Nasci no início dos anos 1960, cresci ouvindo minha mãe dizer “feche as pernas, filhinha”. A responsabilidade por sua segurança, a culpa, era da mulher. Cabia a ela se portar decentemente, estudar pra professora, casar, ter filhos, cuidar da casa e morrer. Exceto o filho, não fiz nada disso. Meu pai me proibiu de cursar Jornalismo: “aquilo não é ambiente pra mulher”. Fiz assim mesmo. Sonhava com matérias minhas no caderno de cultura, mas a vaga que apareceu foi em Polícia.

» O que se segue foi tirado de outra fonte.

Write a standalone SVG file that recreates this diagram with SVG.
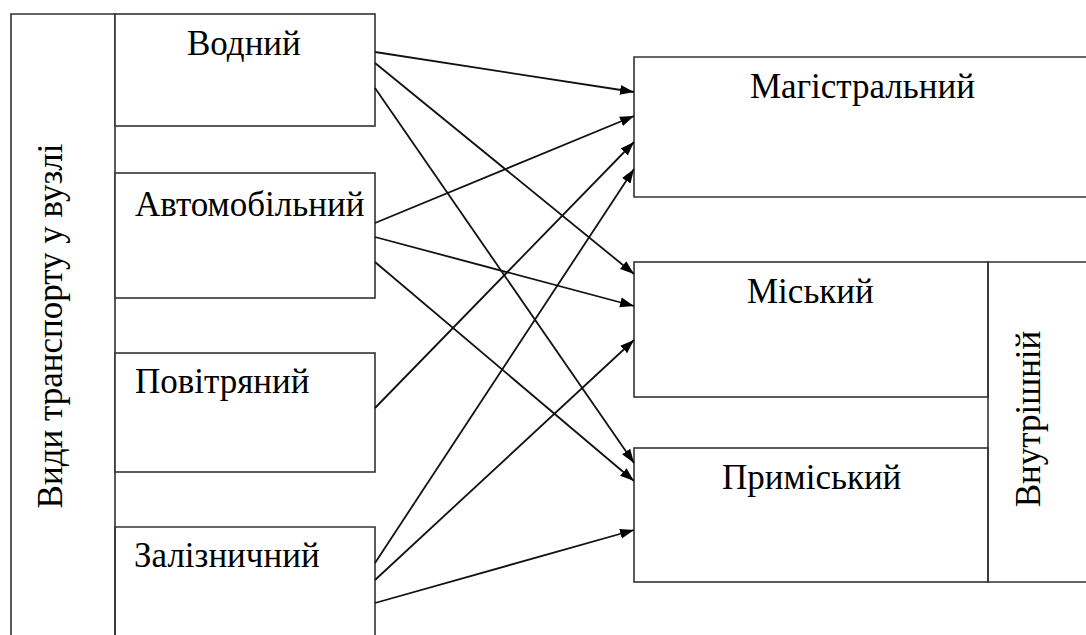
<svg xmlns="http://www.w3.org/2000/svg" width="1086" height="635" viewBox="0 0 1086 635">
<defs>
<style>
.box{fill:#fff;stroke:#333;stroke-width:1.6}
.ln{fill:none;stroke:#333;stroke-width:1.6}
.t{font-family:'Liberation Serif','Times New Roman',serif;font-size:35px;fill:#000}
.c{stroke:#111;stroke-width:1.8;fill:none;marker-end:url(#ah)}
</style>
<marker id="ah" markerUnits="userSpaceOnUse" markerWidth="15" markerHeight="12" refX="14" refY="5" orient="auto" viewBox="0 0 15 10">
<path d="M0,0 L14,5 L0,10 Z" fill="#000"/>
</marker>
</defs>
<rect width="1086" height="635" fill="#fff"/>
<g id="vydy">
<path class="ln" d="M11,640 V14 H115 V640"/>
<text class="t" transform="translate(62,326) rotate(-90)" text-anchor="middle">Види транспорту у вузлі</text>
</g>
<g id="vodnyi">
<rect class="box" x="115" y="14" width="260" height="112"/>
<text class="t" x="187" y="55">Водний</text>
</g>
<g id="avto">
<rect class="box" x="115" y="173" width="260" height="125"/>
<text class="t" x="135" y="216">Автомобільний</text>
</g>
<g id="povitr">
<rect class="box" x="115" y="353" width="260" height="119"/>
<text class="t" x="135" y="393">Повітряний</text>
</g>
<g id="zaliz">
<path class="ln" d="M115,640 V527 H375 V640"/>
<text class="t" x="134" y="567">Залізничний</text>
</g>
<g id="magistr">
<path class="ln" d="M1090,57 H634 V197 H1090"/>
<text class="t" x="750" y="98">Магістральний</text>
</g>
<g id="misk">
<rect class="box" x="634" y="262" width="354" height="135"/>
<text class="t" x="747" y="303">Міський</text>
</g>
<g id="prymisk">
<rect class="box" x="634" y="448" width="354" height="134"/>
<text class="t" x="722" y="489">Приміський</text>
</g>
<g id="vnutr">
<path class="ln" d="M1090,262 H988 V582 H1090"/>
<text class="t" transform="translate(1040,419) rotate(-90)" text-anchor="middle">Внутрішній</text>
</g>
<g id="connectors">
<line class="c" x1="375" y1="52" x2="634" y2="92"/>
<line class="c" x1="375" y1="63" x2="634" y2="274"/>
<line class="c" x1="375" y1="88" x2="634" y2="463"/>
<line class="c" x1="375" y1="223" x2="634" y2="116"/>
<line class="c" x1="375" y1="237" x2="634" y2="306"/>
<line class="c" x1="375" y1="262" x2="634" y2="481"/>
<line class="c" x1="375" y1="408" x2="634" y2="142"/>
<line class="c" x1="375" y1="563" x2="634" y2="169"/>
<line class="c" x1="375" y1="580" x2="634" y2="340"/>
<line class="c" x1="375" y1="603" x2="634" y2="530"/>
</g>
</svg>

Até então, só Violene de Carvalho tinha se aventurado nessa área, pela Rádio Espírito Santo. No início, me davam atenção talvez porque fosse novidade e também uma incógnita: uma mulher muito magra, pequena, cabelão, com voz grave, risonha, mas com postura firme. Após o episódio com o delegado, fui inconscientemente assumindo um ar mais andrógino. Era isso, ou não sobreviver naquele ambiente que, na época, era praticamente só de homens. Mas, como uma boa mulher, também mostrei as unhas pintadas de vermelho.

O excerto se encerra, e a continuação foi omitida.